Mechanical: These curses rely on game mechanics for the majority of their effects, such as applying penalties, ability damage, or negative conditions. This sort of curse is a good choice if you want a steady, consistent effect for the curse, though particularly with conditions, you might have to start considering interactions with other abilities triggered by those conditions.

Progressive: A progressive curse functions much like a disease, requiring periodic checks to determine whether the affliction progresses. However, unlike those suffering from diseases, the victims of these curses cannot recover just by succeeding at saving throws. A progressive curse worsens with each failed save, often ending in incapacitation or death. Mummy rot is a typical progressive curse.

Static: Curses like baleful polymorph apply an effect for the entire duration of the curse, with no change in their severity.

Breaking the Curse

Source Horror Adventures pg. 141
The most conventional way to rid a victim of a curse is the spell remove curse, occasionally with the aid of other or more powerful magic. When making a new curse, especially one with a strong story background, consider novel ways to remove the curse beyond just casting a spell, as with the spell conditional curse. Robbers might be cursed until they return every ill-gotten coin, while a haughty aristocrat might suffer until she cleans the feet of a dozen beggars. In these cases, it’s best to make the victim vaguely aware of how to end his torment, but let him discover the specific details on his own through either research or trial and error. Curses with story-based remedies are often hard to break with remove curse and break enchantment. Increase the DC for removal by 2, 5, or even 10 based on the power of the curse. Particularly powerful curses resist remove curse and break enchantment entirely, requiring either specific conditions for removal or the application of limited wish, miracle, or wish.

Some curses are easier to remove than normal; improvised curses, because of their impromptu nature, tend to be easier to remove. A simple cleansing ritual might suffice to remove them, which the PCs could discover through exploration, research, or a successful Knowledge (religion) check. Such curses could even fade over the course of days or weeks. While many NPC casters offer curse removal with no questions asked, it is common knowledge that curses are rarely picked up accidentally. Some of these casters might want to know the circumstances behind the curse (often employing Sense Motive or even divination magic during the discussion). Good-aligned churches might expect acts of atonement or charity as at least partial payment for removing a justly gained curse.

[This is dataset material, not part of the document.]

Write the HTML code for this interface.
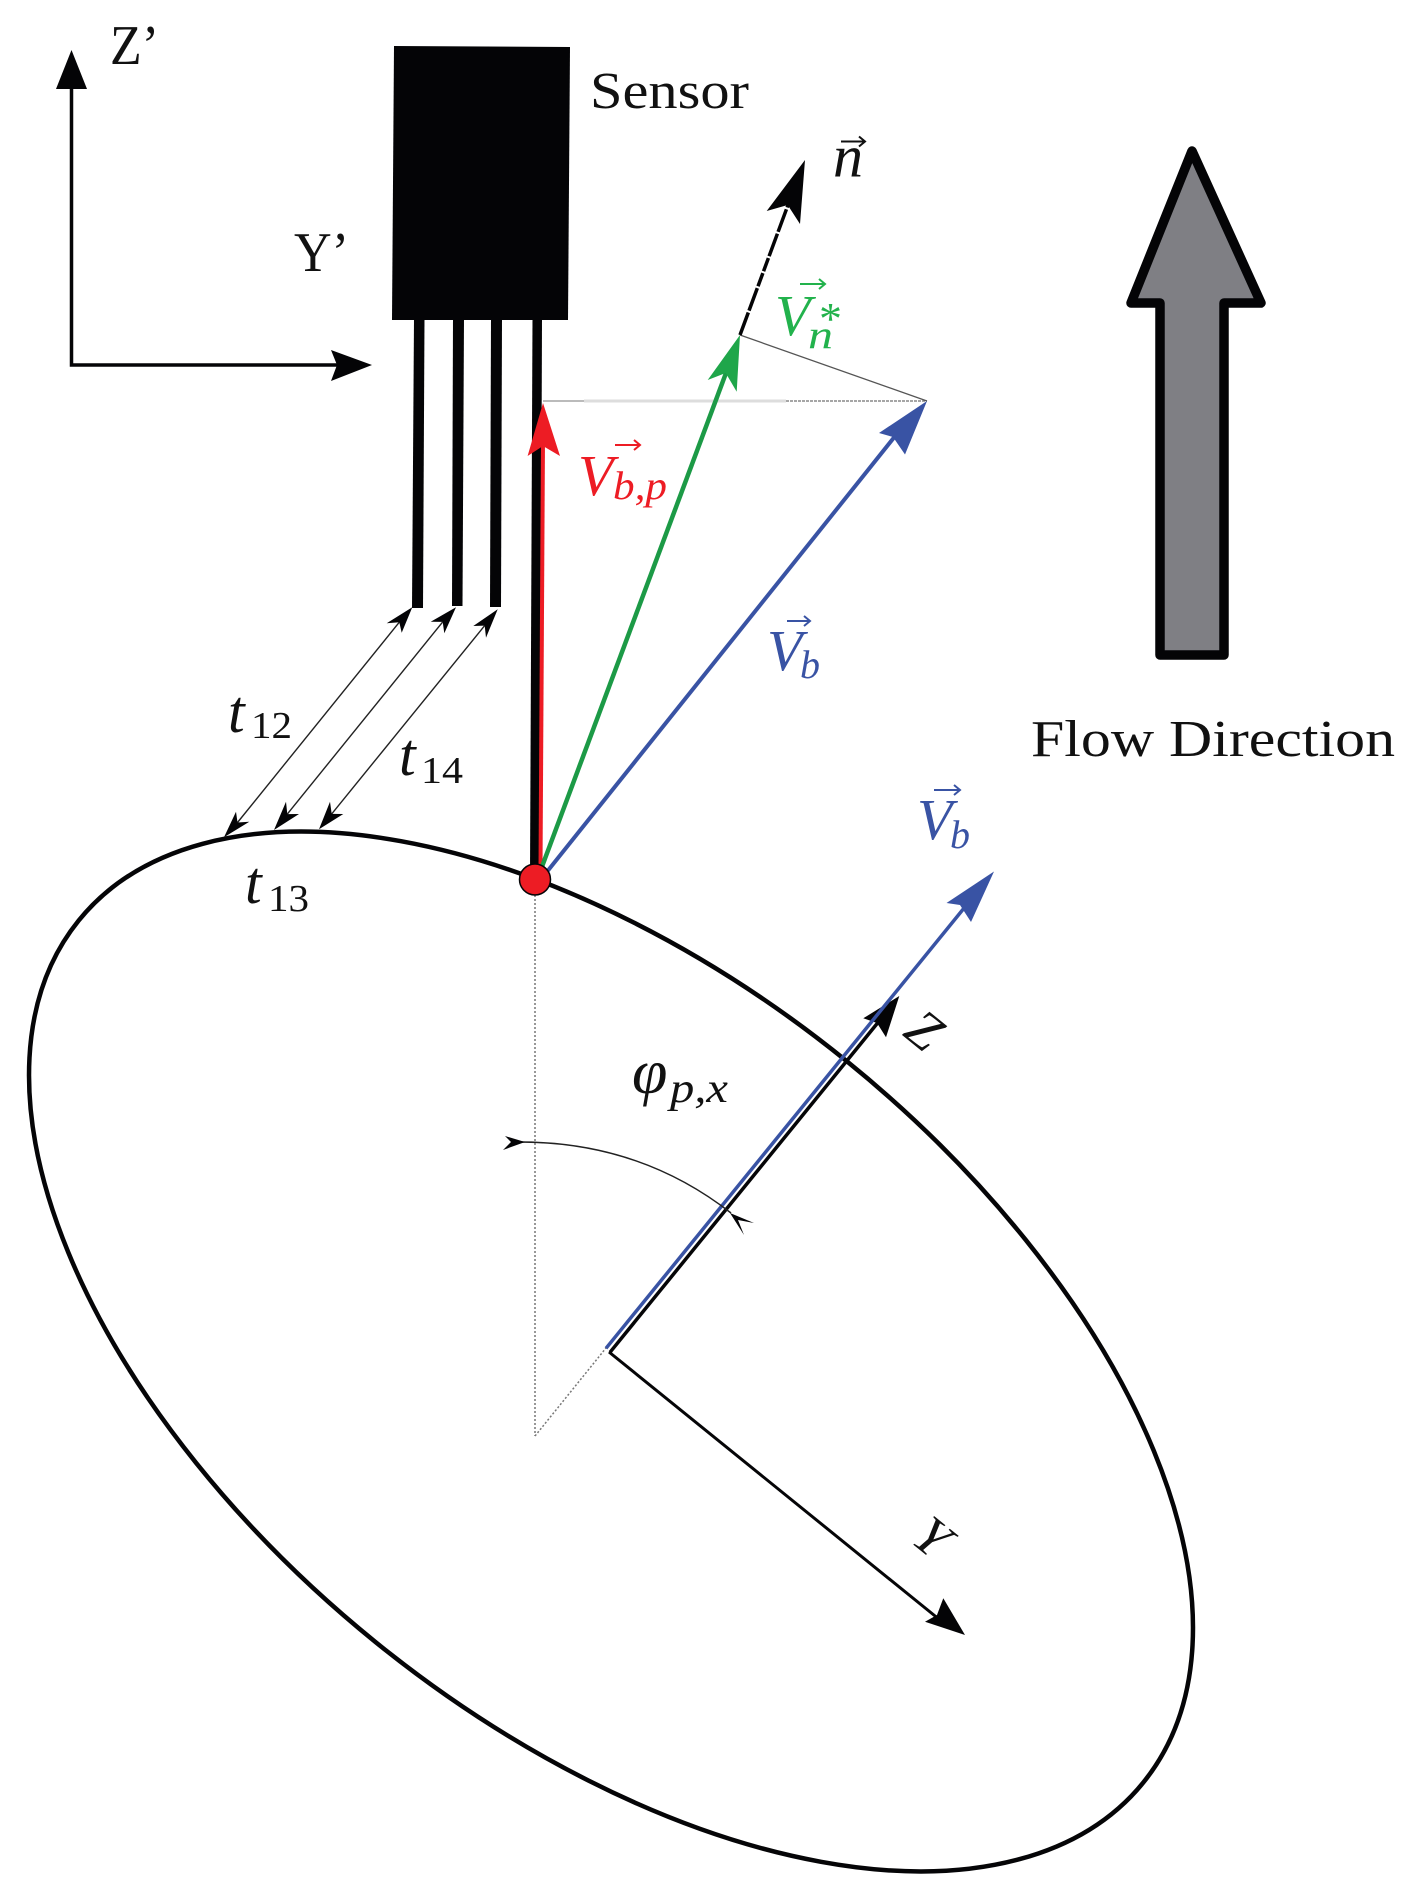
<!DOCTYPE html>
<html>
<head>
<meta charset="utf-8">
<style>
html,body{margin:0;padding:0;background:#fff;width:1408px;height:1895px;overflow:hidden;}
svg{display:block;}
text{font-family:"Liberation Serif",serif;fill:#111;}
.i{font-style:italic;}
</style>
</head>
<body>
<svg width="1408" height="1895" viewBox="0 0 1408 1895" xmlns="http://www.w3.org/2000/svg">
<rect width="1408" height="1895" fill="#fff"/>

<!-- disc -->
<path d="M78.700 920.500 A685 374 39 0 1 846.400 1060.900 A685 374 39 0 1 1143.300 1782.500 A685 374 39 0 1 375.600 1642.100 A685 374 39 0 1 78.700 920.500 Z" fill="none" stroke="#050507" stroke-width="4.500"/>

<!-- sensor body and leads -->
<polygon points="394,46 570,47 568,320 392,320" fill="#040406"/>
<polygon points="414,318 424.500,318 423,608 412,608" fill="#040406"/>
<polygon points="453,318 464,318 462.500,606 452,606" fill="#040406"/>
<polygon points="491,318 502,318 501,607 490,607" fill="#040406"/>
<polygon points="532.500,318 542,318 540,875 530,875" fill="#040406"/>

<!-- Z', Y' axes -->
<path d="M71.500 85 V365 H340" fill="none" stroke="#050507" stroke-width="3.500"/>
<polygon points="71.500,50 87,89 56,89" fill="#040406"/>
<polygon points="372,365 331,350 337,365 331,381" fill="#040406"/>

<!-- dotted and thin construction lines -->
<line x1="543" y1="401" x2="584" y2="401" stroke="#bbb" stroke-width="2"/>
<line x1="584" y1="401" x2="786" y2="401" stroke="#ddd" stroke-width="3"/>
<line x1="786" y1="401" x2="927" y2="401" stroke="#888" stroke-width="1.500" stroke-dasharray="3 1"/>
<line x1="740" y1="335" x2="927" y2="401" stroke="#555" stroke-width="1.300"/>
<line x1="535" y1="895" x2="535" y2="1436" stroke="#777" stroke-width="1.500" stroke-dasharray="2 2"/>
<line x1="535" y1="1436" x2="606" y2="1348" stroke="#777" stroke-width="1.500" stroke-dasharray="2 2"/>

<!-- n dashed -->
<line x1="740" y1="335" x2="788" y2="205" stroke="#040406" stroke-width="3.500" stroke-dasharray="24 2 24 2 14 2 14 2"/>
<polygon points="805,160 800,224 787.700,205 766.700,211" fill="#040406"/>

<!-- red vector -->
<line x1="540.500" y1="870" x2="543" y2="440" stroke="#ed1c24" stroke-width="4"/>
<polygon points="543,403 560,456 543,446 527.600,456" fill="#ed1c24"/>

<!-- green vector -->
<line x1="540" y1="872" x2="726" y2="373" stroke="#1c9a46" stroke-width="4.500"/>
<polygon points="740,335 736.700,391.700 725.700,373 707.700,380" fill="#1fa64a"/>

<!-- blue vector -->
<line x1="542" y1="878" x2="900" y2="430" stroke="#3953a4" stroke-width="4"/>
<polygon points="927,401 905,454.500 893,437 879,433" fill="#3953a4"/>

<!-- red dot -->
<circle cx="535" cy="879.500" r="15.500" fill="#ed1c24" stroke="#050507" stroke-width="1.500"/>

<!-- flow arrow -->
<polygon points="1192,151 1261,303 1224,303 1224,655 1160,655 1160,303 1131,303" fill="#7f7f84" stroke="#040406" stroke-width="9.500" stroke-linejoin="round"/>

<!-- t arrows -->
<g stroke="#222" stroke-width="1.400">
<line x1="399.300" y1="622.200" x2="237.500" y2="822.500"/>
<line x1="442.700" y1="621.900" x2="287.300" y2="814.100"/>
<line x1="484.700" y1="625.600" x2="331.700" y2="813.900"/>
</g>
<g fill="#040406">
<polygon points="412.300,607.300 401.700,632.700 399.300,622.200 386.700,623.300"/>
<polygon points="456,607.300 444.300,633.300 442.700,621.900 430.700,621.700"/>
<polygon points="497.700,609.300 486,637.700 484.700,625.600 473.300,626"/>
<polygon points="224,837.300 236,811.700 237.500,822.500 249.300,821.700"/>
<polygon points="274,830 286,801.700 287.300,814.100 299,814"/>
<polygon points="319,829.300 330,801.700 331.700,813.900 343.300,814"/>
</g>

<!-- Z, Y local axes and blue projected vector -->
<line x1="610" y1="1352.300" x2="880" y2="1020" stroke="#050507" stroke-width="3.500"/>
<polygon points="899.300,996 886,1037.300 877,1023 863.300,1018.300" fill="#040406"/>
<line x1="609" y1="1352" x2="940" y2="1620" stroke="#050507" stroke-width="3"/>
<polygon points="965,1635 925,1621.700 937,1615 943.300,1598.300" fill="#040406"/>
<line x1="606" y1="1348.300" x2="975" y2="894.600" stroke="#3953a4" stroke-width="3.500"/>
<polygon points="994,871.500 971,922 960,905 946.500,903" fill="#3953a4"/>

<!-- angle arc -->
<path d="M520 1142 Q640 1142 731 1213" fill="none" stroke="#222" stroke-width="1.500"/>
<polygon points="525,1142 503,1150 511,1142 505,1136" fill="#040406"/>
<polygon points="730,1213 754,1223 738,1220 744,1235" fill="#040406"/>

<!-- labels -->
<text x="110" y="64" font-size="56" textLength="49" lengthAdjust="spacingAndGlyphs">Z’</text>
<text x="294" y="271" font-size="56" textLength="55" lengthAdjust="spacingAndGlyphs">Y’</text>
<text x="590" y="108" font-size="52" textLength="159" lengthAdjust="spacingAndGlyphs">Sensor</text>
<text x="1031" y="756" font-size="52" textLength="364" lengthAdjust="spacingAndGlyphs">Flow Direction</text>

<text class="i" x="228" y="732" font-size="60">t</text>
<text x="251" y="738" font-size="38" textLength="41" lengthAdjust="spacingAndGlyphs">12</text>
<text class="i" x="399" y="775" font-size="60">t</text>
<text x="421" y="783" font-size="38" textLength="42" lengthAdjust="spacingAndGlyphs">14</text>
<text class="i" x="245" y="903" font-size="60">t</text>
<text x="268" y="911" font-size="38" textLength="41" lengthAdjust="spacingAndGlyphs">13</text>

<text class="i" x="632" y="1093" font-size="64">φ</text>
<text class="i" x="670" y="1102" font-size="42" textLength="58" lengthAdjust="spacingAndGlyphs">p,x</text>

<!-- n vector label -->
<text class="i" x="833" y="176.500" font-size="60">n</text>
<path d="M841 141.500 H865 M859 136.500 L865 141.500 L859 146.500" fill="none" stroke="#111" stroke-width="2"/>

<!-- V b,p -->
<text class="i" x="578" y="495" font-size="58" style="fill:#ed1c24">V</text>
<text class="i" x="613" y="499" font-size="40" textLength="54" lengthAdjust="spacingAndGlyphs" style="fill:#ed1c24">b,p</text>
<path d="M615 445 H640 M634 440 L640 445 L634 450" fill="none" stroke="#ed1c24" stroke-width="2"/>

<!-- V n* -->
<text class="i" x="775" y="335" font-size="58" style="fill:#22b24c">V</text>
<text class="i" x="808" y="348" font-size="40" textLength="25" lengthAdjust="spacingAndGlyphs" style="fill:#22b24c">n</text>
<text x="819" y="334" font-size="46" style="fill:#22b24c">*</text>
<path d="M800 284 H825 M819 279 L825 284 L819 289" fill="none" stroke="#22b24c" stroke-width="2"/>

<!-- V b (1) -->
<text class="i" x="767" y="670" font-size="58" style="fill:#3953a4">V</text>
<text class="i" x="800" y="678" font-size="40" style="fill:#3953a4">b</text>
<path d="M787 621 H810 M804 616 L810 621 L804 626" fill="none" stroke="#3953a4" stroke-width="2"/>

<!-- V b (2) -->
<text class="i" x="917" y="839" font-size="58" style="fill:#3953a4">V</text>
<text class="i" x="950" y="848" font-size="40" style="fill:#3953a4">b</text>
<path d="M934 790 H960 M954 785 L960 790 L954 795" fill="none" stroke="#3953a4" stroke-width="2"/>

<!-- rotated Z / Y -->
<text class="i" x="0" y="0" font-size="54" text-anchor="middle" transform="translate(913 1044) rotate(39)">Z</text>
<text class="i" x="0" y="0" font-size="54" text-anchor="middle" transform="translate(921 1551) rotate(39)">Y</text>
</svg>
</body>
</html>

Alternative Means of Relief

Source Horror Adventures pg. 141
Should a curse seem impossible to end by either normal or conditional means, the accursed might take desperate measures for even temporary relief from their suffering. Many such methods are dire enough that creatures may consider them worse than simply being cursed.

Death: Some curses end upon the death of the victim, perhaps leading a victim to take her own life in the hope of being raised from the dead free of the curse. Although some find release this way, others are sorely disappointed; some gods may not smile upon such wanton suicide—or the victims might be restored to life, only to find themselves still afflicted by the curse.

Making Amends: A curse laid as punishment for a misdeed might be neutralized by rectifying the misdeed. But there are no guarantees. Undoing the misdeed and additionally offering a comparable effort to make up for the trouble caused might allow a new saving throw against the curse to remove it. Forgiveness from the curse-layer grants a +4 bonus on this saving throw. For curses that require amends, remove curse generally fails unless and until such amends are made.

Symbiosis: On rare occasions, a character might allow the curse to infect her very being as a desperate attempt to mitigate the effects, hoping that this will give her some measure of control. Symbiosis with a curse is rarely successful, and it usually leads to contracting an accursed corruption, as the curse takes over the creature’s personality. In rare cases, curse symbiosis might transform the accursed into a monster associated with curses (such as a hag) without first going through an accursed corruption.